Woolf’s writing made a series of impressions on me, but none so potent as A Room of One’s Own. The title alone speaks volumes, and resonates deeply. It’s such a pragmatic call to action--that in order for one to successfully write, one must have their own resources, and a Room of Own’s Own. Admittedly, I’ve craved this since I was young. I’ve always wanted to live in a treehouse. By myself. In one of my first bedrooms, I claimed one of the two tiny closets in my room (weird architecture, for sure) as “my office”. I did this again as an adult in our 750 sq ft home with newly born twin boys. And again later, in the home we have now, I initially laid full claim to the third bedroom. I can’t say it worked. But it’s been a consistent soul-driven need for as long as I can remember.
Today I write from my messy, cluttered desk space in our “office”, now shared with three others. It’s my desk. My vibe. But it is not a Room of My Own. I crave solitude, independence. And if I’m being honest, it’s not exclusively for writing. It’s for being. For thinking. For making art. For writing notes. For doodling. For daydreaming. I need my space.
How does this work in a relationship? How does one maintain their sense of self, while in partnership with another? The affair one can be most threatened by, in my case, is the affair I have with myself. Truth. I am not seeking another partner. I simply crave the time I can spend alone--feeding my curiosity, pursuing my inspiration, exploring the ideas and whims that strike a hot note for me. This idea can be incredibly unsettling for those near me. I am placing myself first in this narrative...which seems to be counterintuitive to the expectations our society has promoted for so long.
Of course, now there is an entire #selfcare movement, promoting the whole “put your own airmask on first” philosophy. The problem here is that it feels material-driven and luxe-laden. Like “Don’t even with me right now--I’ve earned this” or “treat yo self because you deserve it”. I’m simply doing what I’ve always done to survive. It’s not quid pro quo. You don’t get a night out because you’ve cooked five dinners. You simply do what is necessary to be your best yourself. Don’t get me wrong, #selfcare is awesome, but it shouldn’t be seen as a reward, and it shouldn’t be excluded to “treats”. A trail run or a walk in solitude can be #selfcare. Time to read, without interruption or distraction absolutely feeds the soul. Breathe in, and give a deep exhale, now.

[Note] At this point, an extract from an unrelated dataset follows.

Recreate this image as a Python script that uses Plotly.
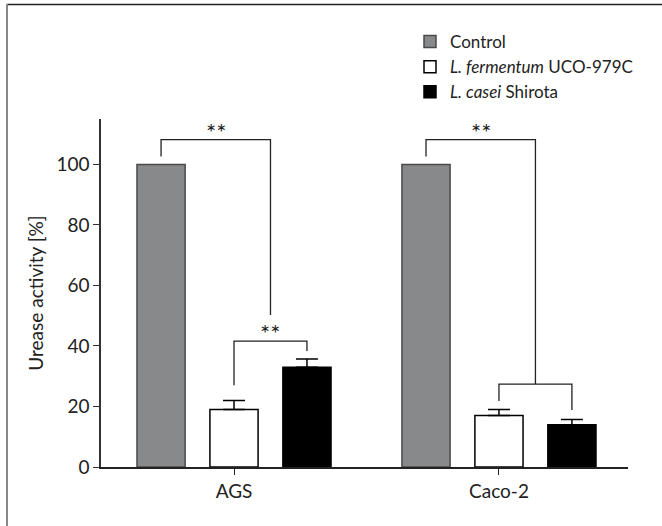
import plotly.graph_objects as go

# ---- data ----
groups = ["AGS", "Caco-2"]
series_names = ["Control", "<i>L. fermentum</i> UCO-979C", "<i>L. casei</i> Shirota"]
control = [100, 100]
fermentum = [19, 17]
fermentum_err = [3, 2]
casei = [33, 14]
casei_err = [2.7, 1.7]

# significance brackets: (group, left bar, right bar or "mid12"), level, left leg end, right leg end, label
brackets = [
    ("AGS", 0, "mid12", 108.2, 102.6, 50.2, "**"),
    ("AGS", 1, 2, 41.6, 27.0, 38.3, "**"),
    ("Caco-2", 0, "mid12", 108.2, 102.6, 27.4, "**"),
    ("Caco-2", 1, 2, 27.4, 21.8, 18.8, ""),
]

FONT = "Lato"
bargap = 0.174
bargroupgap = 0.34
slot = (1 - bargap) / 3

fig = go.Figure()
fig.add_bar(x=groups, y=control, name=series_names[0],
            marker=dict(color="#88898b", line=dict(color="#4a4a4a", width=1.5)))
fig.add_bar(x=groups, y=fermentum, name=series_names[1],
            marker=dict(color="white", line=dict(color="black", width=1.5)),
            error_y=dict(type="data", symmetric=False, array=fermentum_err,
                         arrayminus=[0, 0], color="black", thickness=1.5, width=11))
fig.add_bar(x=groups, y=casei, name=series_names[2],
            marker=dict(color="black", line=dict(color="black", width=1.5)),
            error_y=dict(type="data", symmetric=False, array=casei_err,
                         arrayminus=[0, 0], color="black", thickness=1.5, width=11))


def bar_x(g, k):
    gi = groups.index(g)
    if k == "mid12":
        return gi + 0.5 * slot
    return gi + (k - 1) * slot


shapes = []
annotations = []
for g, a, b, lvl, ya, yb, lab in brackets:
    xa, xb = bar_x(g, a), bar_x(g, b)
    shapes.append(dict(type="path", xref="x", yref="y",
                       path=f"M {xa},{ya} L {xa},{lvl} L {xb},{lvl} L {xb},{yb}",
                       line=dict(color="#222", width=1.3)))
    if lab:
        annotations.append(dict(x=(xa + xb) / 2, y=lvl, xref="x", yref="y",
                                text=lab, showarrow=False, yanchor="bottom",
                                yshift=-8, font=dict(family=FONT, size=24, color="#222")))

# outer frame (left and top edges)
L, R, T, B = 101, 628, 119, 467
pw, ph = R - L, B - T
fx = lambda px: (px - L) / pw
fy = lambda py: (B - py) / ph
shapes.append(dict(type="line", xref="paper", yref="paper",
                   x0=fx(7), x1=fx(662), y0=fy(4.5), y1=fy(4.5),
                   line=dict(color="#222", width=1.5)))
shapes.append(dict(type="line", xref="paper", yref="paper",
                   x0=fx(7), x1=fx(7), y0=fy(4), y1=fy(526),
                   line=dict(color="#888", width=2)))

fig.update_layout(
    width=662, height=526,
    margin=dict(l=L, r=662 - R, t=T, b=526 - B),
    paper_bgcolor="white", plot_bgcolor="white",
    barmode="group", bargap=bargap, bargroupgap=bargroupgap,
    font=dict(family=FONT, size=19, color="#222"),
    showlegend=True,
    legend=dict(x=fx(410), y=fy(24), xanchor="left", yanchor="top",
                font=dict(family=FONT, size=17, color="#222"),
                bgcolor="rgba(0,0,0,0)", traceorder="normal"),
    shapes=shapes, annotations=annotations,
    xaxis=dict(range=[-0.502, 1.487], showline=True, linecolor="#222", linewidth=1.5,
               ticks="outside", ticklen=6, tickwidth=1.3, tickcolor="#222",
               showgrid=False, zeroline=False, tickfont=dict(size=19)),
    yaxis=dict(range=[0, 115], showline=True, linecolor="#333", linewidth=1.5,
               ticks="outside", ticklen=6, tickwidth=1.3, tickcolor="#333",
               tickvals=[0, 20, 40, 60, 80, 100], showgrid=False, zeroline=False,
               tickfont=dict(size=19),
               title=dict(text="Urease activity [%]", font=dict(size=19), standoff=8)),
)

fig.write_html("out.html")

Knowing yourself, and your needs is step #1. Communicating this to your partner, your family is #2. Then, being able to make this happen without anger, resentment or jealousy is step #3. And it has to be reciprocal...this may be what I need, but is that for everyone? Striking that balance is the heavy lift. It comes with a thousand tiny heartbreaks when you are being most honest, and hopefully, can be healed with the grace and love of someone who truly gets you.